Esto tiene que ver con uno de los mayores quebraderos de cabeza que los físicos tienen en la actualidad, como es la integración de la gravedad en la teoría cuántica. La gravedad, por su propia definición, lleva implícita la consideración de masas en extensiones finitas, todo lo cual no encaja muy bien con cómo se ha desarrollado la formulación matemática de la mecánica cuántica, que apunta en sentido opuesto. Lo cierto es que esta suposición de que las partículas poseen una extensión nula nos lleva a no considerar absurda la hipótesis de que allá cuando el big bang, toda la materia del universo —se dice— estaba concentrada en la cabeza de un alfiler.
Hoy se tiene conocimiento de entidades cósmicas que, si bien no alcanzarán seguramente la densidad de ‘un universo en una cabeza de alfiler’ sí que alcanzan la de ‘una montaña en un guisante’. El big bang es una de las dos singularidades en las que se estima que la densidad es infinita, aunque no deja de ser una postulación teórica: no se sabe muy bien qué se quiere decir cuando se afirma que todo el universo estuvo concentrado en un punto inicial (¿cómo es esto posible?), independientemente de que dicha postulación tenga todo el sentido para dar razón de nuestro cosmos tal y como lo conocemos. Otro tipo de singularidades más reales es el que tiene que ver con el comportamiento de algunas estrellas, desembocando en acumulaciones de mucha materia en un volumen muy reducido: son los agujeros negros, de una densidad elevadísima. Hay sobre ellos un debate en referencia a su volumen, apostando algunos (siguiendo las ecuaciones de Einstein) por un volumen nulo (el segundo tipo de singularidad), y otros oponiéndose a esta hipótesis.

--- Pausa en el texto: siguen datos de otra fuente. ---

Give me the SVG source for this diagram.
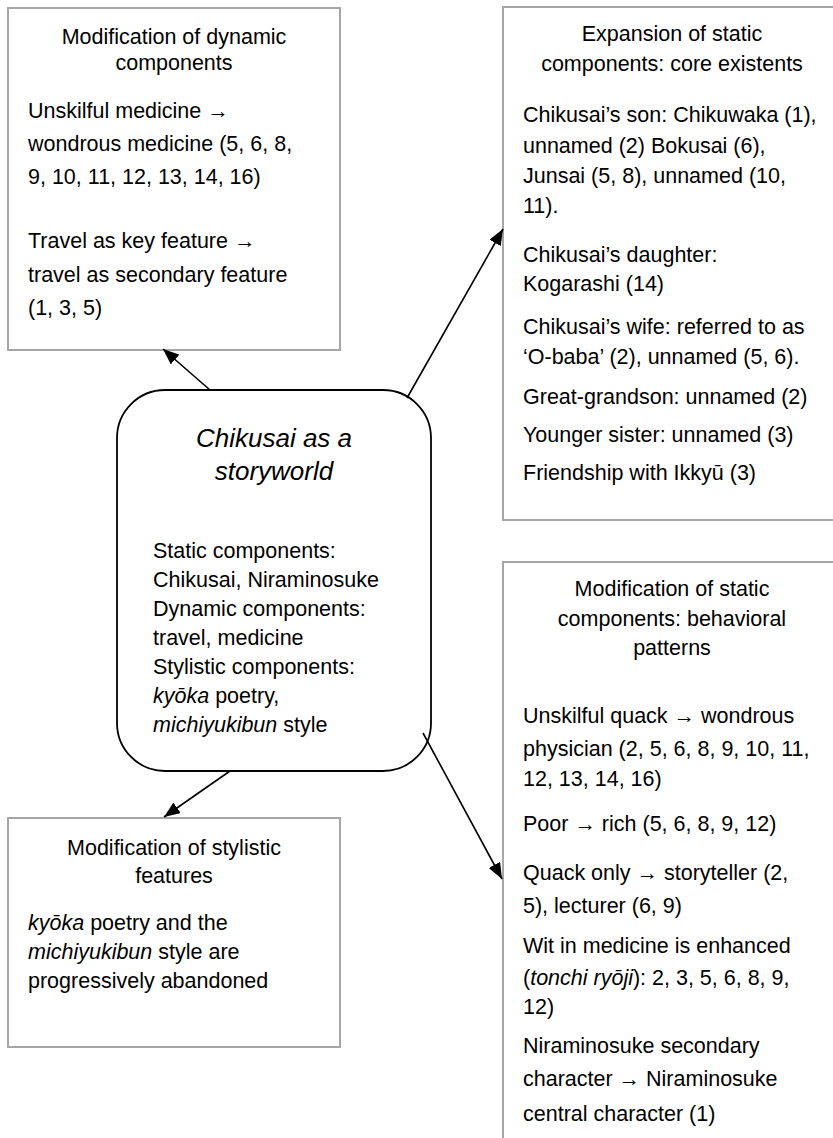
<svg xmlns="http://www.w3.org/2000/svg" width="833" height="1138" viewBox="0 0 833 1138">
<style>
text{font-family:"Liberation Sans",Arial,sans-serif;font-size:21.5px;fill:#000}
.c{text-anchor:middle}
.i{font-style:italic}
.box{fill:#fff;stroke:#a6a6a6;stroke-width:2}
.core{fill:#fff;stroke:#000;stroke-width:1.8}
.conn line{stroke:#000;stroke-width:1.6;marker-end:url(#ah)}
.ttl{font-size:26px;font-style:italic}
</style>
<defs>
<marker id="ah" markerUnits="userSpaceOnUse" viewBox="0 0 16 13" markerWidth="16" markerHeight="13" refX="16" refY="6.5" orient="auto">
<path d="M0,0 L16,6.5 L0,13 z" fill="#000"/>
</marker>
</defs>
<rect width="833" height="1138" fill="#fff"/>

<g id="node-dynamic">
<rect class="box" x="8" y="8" width="332" height="342"/>
<text class="c" x="174" y="44">Modification of dynamic</text>
<text class="c" x="174" y="70">components</text>
<text x="28" y="118">Unskilful medicine →</text>
<text x="28" y="151">wondrous medicine (5, 6, 8,</text>
<text x="28" y="184">9, 10, 11, 12, 13, 14, 16)</text>
<text x="28" y="248">Travel as key feature →</text>
<text x="28" y="282">travel as secondary feature</text>
<text x="28" y="315">(1, 3, 5)</text>
</g>

<g id="node-existents">
<rect class="box" x="503" y="7" width="340" height="513"/>
<text class="c" x="672" y="41">Expansion of static</text>
<text class="c" x="672" y="71">components: core existents</text>
<text x="523" y="122">Chikusai’s son: Chikuwaka (1),</text>
<text x="523" y="153">unnamed (2) Bokusai (6),</text>
<text x="523" y="183">Junsai (5, 8), unnamed (10,</text>
<text x="523" y="213">11).</text>
<text x="523" y="262">Chikusai’s daughter:</text>
<text x="523" y="291">Kogarashi (14)</text>
<text x="523" y="334">Chikusai’s wife: referred to as</text>
<text x="523" y="364">‘O-baba’ (2), unnamed (5, 6).</text>
<text x="523" y="404">Great-grandson: unnamed (2)</text>
<text x="523" y="442">Younger sister: unnamed (3)</text>
<text x="523" y="480">Friendship with Ikkyū (3)</text>
</g>

<g id="node-behavioral">
<rect class="box" x="503" y="562" width="340" height="600"/>
<text class="c" x="672" y="596">Modification of static</text>
<text class="c" x="672" y="626">components: behavioral</text>
<text class="c" x="672" y="655">patterns</text>
<text x="523" y="723">Unskilful quack → wondrous</text>
<text x="523" y="756">physician (2, 5, 6, 8, 9, 10, 11,</text>
<text x="523" y="786">12, 13, 14, 16)</text>
<text x="523" y="831">Poor → rich (5, 6, 8, 9, 12)</text>
<text x="523" y="880">Quack only → storyteller (2,</text>
<text x="523" y="913">5), lecturer (6, 9)</text>
<text x="523" y="953">Wit in medicine is enhanced</text>
<text x="523" y="985">(<tspan class="i">tonchi ryōji</tspan>): 2, 3, 5, 6, 8, 9,</text>
<text x="523" y="1014">12)</text>
<text x="523" y="1053">Niraminosuke secondary</text>
<text x="523" y="1086">character → Niraminosuke</text>
<text x="523" y="1121">central character (1)</text>
</g>

<g id="node-stylistic">
<rect class="box" x="8" y="818" width="332" height="229"/>
<text class="c" x="174" y="855">Modification of stylistic</text>
<text class="c" x="174" y="883">features</text>
<text x="28" y="930"><tspan class="i">kyōka</tspan> poetry and the</text>
<text x="28" y="959"><tspan class="i">michiyukibun</tspan> style are</text>
<text x="28" y="988">progressively abandoned</text>
</g>

<g id="node-core">
<rect class="core" x="117" y="390" width="314" height="381" rx="48" ry="48"/>
<text class="c ttl" x="274" y="447">Chikusai as a</text>
<text class="c ttl" x="274" y="480">storyworld</text>
<text x="153" y="558">Static components:</text>
<text x="153" y="587">Chikusai, Niraminosuke</text>
<text x="153" y="616">Dynamic components:</text>
<text x="153" y="645">travel, medicine</text>
<text x="153" y="674">Stylistic components:</text>
<text x="153" y="703"><tspan class="i">kyōka</tspan> poetry,</text>
<text x="153" y="732"><tspan class="i">michiyukibun</tspan> style</text>
</g>

<g id="connectors" class="conn">
<line x1="210" y1="390" x2="163" y2="349"/>
<line x1="407" y1="398" x2="503" y2="229"/>
<line x1="230" y1="771" x2="164" y2="817"/>
<line x1="423" y1="733" x2="502" y2="879"/>
</g>
</svg>
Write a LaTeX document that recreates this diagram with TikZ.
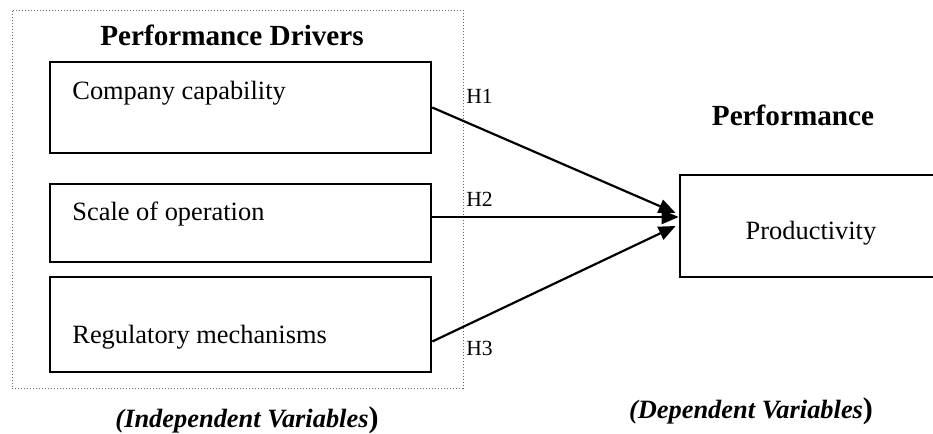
\documentclass[tikz,border=0pt]{standalone}
\usepackage{fontspec}
\setmainfont{Liberation Serif}
\usetikzlibrary{arrows.meta}
\begin{document}
\begin{tikzpicture}[x=0.5pt, y=-0.5pt,
  box/.style={draw, line width=1.3pt, rectangle, inner sep=0pt},
  frame/.style={draw=gray!80!black, densely dotted, line width=0.5pt, rectangle, inner sep=0pt},
  label/.style={inner sep=0pt, anchor=base west, font=\fontsize{13.2pt}{15pt}\selectfont},
  hyp/.style={inner sep=0pt, anchor=base west, font=\fontsize{10.8pt}{12pt}\selectfont},
  heading/.style={inner sep=0pt, anchor=base, font=\fontsize{14.6pt}{17pt}\selectfont\bfseries},
  caption/.style={inner sep=0pt, anchor=base, font=\fontsize{13.2pt}{16pt}\selectfont\bfseries},
  link/.style={line width=1.1pt, -{Triangle[length=8.5pt, width=7pt]}}]
\useasboundingbox (0,0) rectangle (933,434);

% grouping frame for the independent variables
\node[frame, minimum width=225.5pt, minimum height=189pt] (group) at (237.5,199) {};
\node[heading] (drivers) at (232,45) {Performance Drivers};

% driver boxes
\node[box, minimum width=190.5pt, minimum height=45.5pt] (b1) at (240.5,107.5) {};
\node[box, minimum width=190.5pt, minimum height=39pt] (b2) at (240.5,223) {};
\node[box, minimum width=190.5pt, minimum height=47.5pt] (b3) at (240.5,324.5) {};
\node[label] (t1) at (72,99) {Company capability};
\node[label] (t2) at (72,220) {Scale of operation};
\node[label] (t3) at (72,343) {Regulatory mechanisms};

% dependent variable
\node[heading] (perf) at (793,125) {Performance};
\node[box, minimum width=130pt, minimum height=51pt] (p) at (810,226) {};
\node[inner sep=0pt, anchor=base, font=\fontsize{13.2pt}{15pt}\selectfont] (tp) at (811,239) {Productivity};

% hypothesis labels
\node[hyp] (h1) at (466,103) {H1};
\node[hyp] (h2) at (466,206) {H2};
\node[hyp] (h3) at (466,355) {H3};

% hypothesised links
\draw[link] (b1.east) -- ([xshift=-1.5pt, yshift=6.5pt]p.west);
\draw[link] ([yshift=3pt]b2.east) -- ([yshift=4.5pt]p.west);
\draw[link] ([yshift=-8.5pt]b3.east) -- ([xshift=-1.5pt, yshift=0pt]p.west);

% captions
\node[caption] (ind) at (247,427) {\itshape(Independent Variables\upshape\fontsize{15pt}{16pt}\selectfont)};
\node[caption] (dep) at (751,418) {\itshape(Dependent Variables\upshape\fontsize{15pt}{16pt}\selectfont)};
\end{tikzpicture}
\end{document}
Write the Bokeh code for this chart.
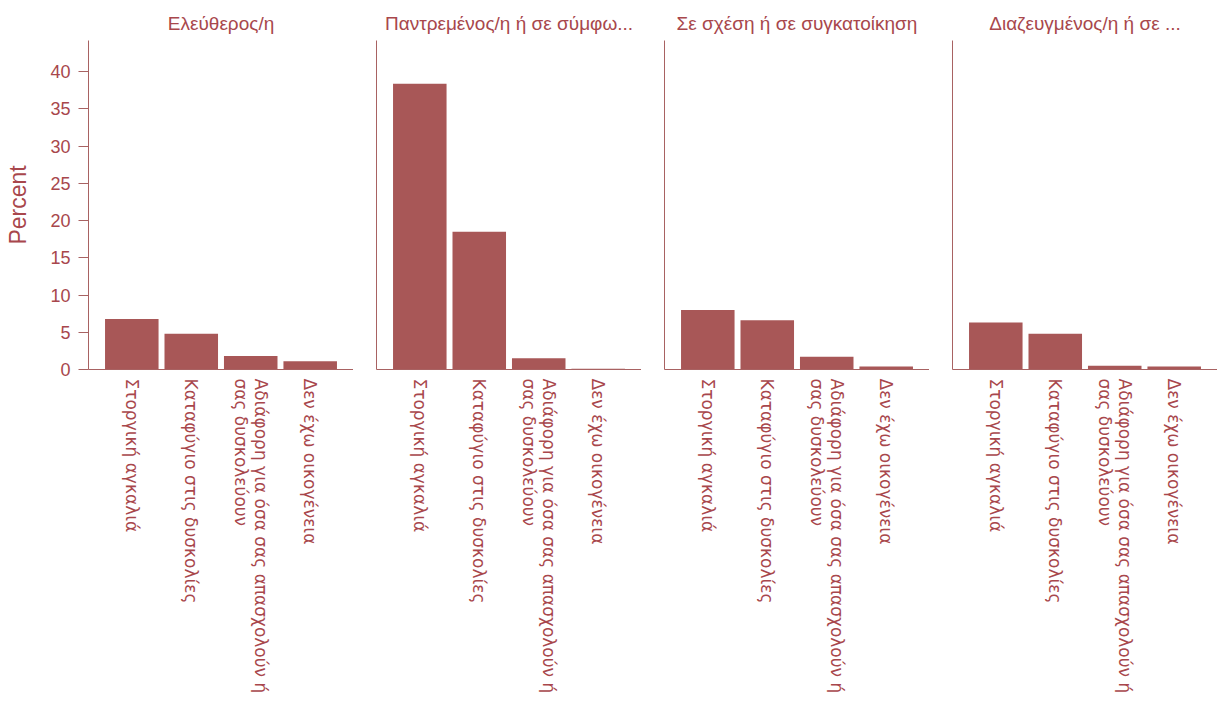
import math
from bokeh.plotting import figure
from bokeh.layouts import row
from bokeh.models import Range1d, FactorRange, ColumnDataSource
from bokeh.embed import file_html
from bokeh.resources import INLINE

groups = ["Ελεύθερος/η", "Παντρεμένος/η ή σε σύμφω...", "Σε σχέση ή σε συγκατοίκηση", "Διαζευγμένος/η ή σε ..."]
categories = ["Στοργική αγκαλιά", "Καταφύγιο στις δυσκολίες",
              "Αδιάφορη για όσα σας απασχολούν ή\nσας δυσκολεύουν", "Δεν έχω οικογένεια"]
single = [6.8, 4.8, 1.8, 1.1]
married = [38.4, 18.5, 1.5, 0.1]
relationship = [8.0, 6.6, 1.7, 0.4]
divorced = [6.3, 4.8, 0.5, 0.4]
series = [single, married, relationship, divorced]

BAR = "#A85757"
AXIS = "#A86262"
TEXT = "#A8474C"
LABEL_FONT = "DejaVu Sans"

y_range = Range1d(0, 44.2)
figs = []
for i, (g, vals) in enumerate(zip(groups, series)):
    p = figure(x_range=FactorRange(factors=categories, range_padding=0.114),
               y_range=y_range, frame_width=265, frame_height=329,
               output_backend="svg", toolbar_location=None,
               min_border_left=88 if i == 0 else 23, min_border_right=0,
               min_border_top=40, min_border_bottom=0)
    src = ColumnDataSource(dict(cat=categories, val=vals))
    p.vbar(x="cat", top="val", width=0.9, source=src, fill_color=BAR, line_color=None)
    p.title.text = g
    p.title.align = "center"
    p.title.text_font_size = "19px"
    p.title.text_font_style = "normal"
    p.title.text_color = TEXT
    p.title.text_font = "Liberation Sans"
    p.title.standoff = 14
    p.xgrid.visible = False
    p.ygrid.visible = False
    p.outline_line_color = None
    p.background_fill_color = "white"
    p.border_fill_color = "white"
    xa = p.xaxis[0]
    xa.axis_line_color = AXIS
    xa.major_tick_line_color = None
    xa.minor_tick_line_color = None
    xa.major_label_orientation = -math.pi / 2 + 1e-4
    xa.major_label_text_color = TEXT
    xa.major_label_text_font = LABEL_FONT
    xa.major_label_text_font_size = "17px"
    xa.major_label_text_line_height = 1.0
    xa.major_label_standoff = 3
    ya = p.yaxis[0]
    ya.axis_line_color = AXIS
    ya.minor_tick_line_color = None
    if i == 0:
        ya.ticker = [0, 5, 10, 15, 20, 25, 30, 35, 40]
        ya.major_tick_line_color = AXIS
        ya.major_tick_in = 0
        ya.major_tick_out = 10
        ya.major_label_standoff = 8
        ya.major_label_text_color = TEXT
        ya.major_label_text_font = "Liberation Sans"
        ya.major_label_text_font_size = "18px"
        ya.axis_label = "Percent"
        ya.axis_label_standoff = 16
        ya.axis_label_text_color = TEXT
        ya.axis_label_text_font = "Liberation Sans"
        ya.axis_label_text_font_size = "23px"
        ya.axis_label_text_font_style = "normal"
    else:
        ya.ticker = []
        ya.major_tick_line_color = None
        ya.major_label_text_font_size = "0px"
    figs.append(p)

layout = row(*figs, spacing=0)
open("out.html", "w").write(file_html(layout, INLINE))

Como es evidente, si su extensión no fuese nula, esta situación inicial sería más difícil de asumir, por mucha capacidad de comprensión que tuviera. En cualquier caso, las teorías actuales no tienen mayor problema es considerar esa hipótesis de la extensión nula de las partículas, lo que parece que nos lleva a un callejón sin salida: un fenómeno que requiere extensiones finitas —la gravedad— se debe introducir en un marco teórico que de entrada las suprime. ¿Cómo encarar esto? Si queremos comprender esto, se ha de empezar por tratar de responder a una pregunta que, si bien en principio parece que no tiene nada que ver, lo cierto es que guarda una relación estrecha; una pregunta que no deja de ser sorprendente: ¿por qué no atravesamos una pared, si nosotros somos, y la pared, en gran medida espacio vacío? Como decía Ortega y Gasset, hay cosas obvias que, precisamente por serlo, no nos generan inquietud; pero en estas cosas obvias hay implícitos graves problemas que suelen pasarnos desapercibidos. Creo que esta es una de esas obviedades que esconden un gran problema. Como solución a este problema suele aducirse que los electrones, situados en la periferia de los átomos, tienden a repelerse por ser todos de carga negativa. Sin dejar de ser cierto, la teoría cuántica nos muestra que es una respuesta insuficiente.
Me explico. La pregunta anterior se puede formular de otro modo: ¿por qué la materia no se pliega sobre sí misma? La respuesta definitiva se consiguió en 1967 de la mano de Freeman Dyson y Andrew Lenard, quienes probaron «que la materia sólo puede ser estable si los electrones cumplen el llamado principio de exclusión de Pauli, uno de los aspectos más fascinantes de nuestro universo cuántico», explican Cox y Forshaw. El hecho de que no puedan existir en el universo dos electrones con los mismos números cuánticos es la clave de bóveda sobre la cual se estructura la materia y no colapsa sobre sí misma; lo que posibilita que se vayan constituyendo construcciones espaciales, como las estrellas, en cuyo seno se formaron los átomos que hoy constituyen nuestro planeta, y todo lo que en él existe, incluidos nosotros mismos.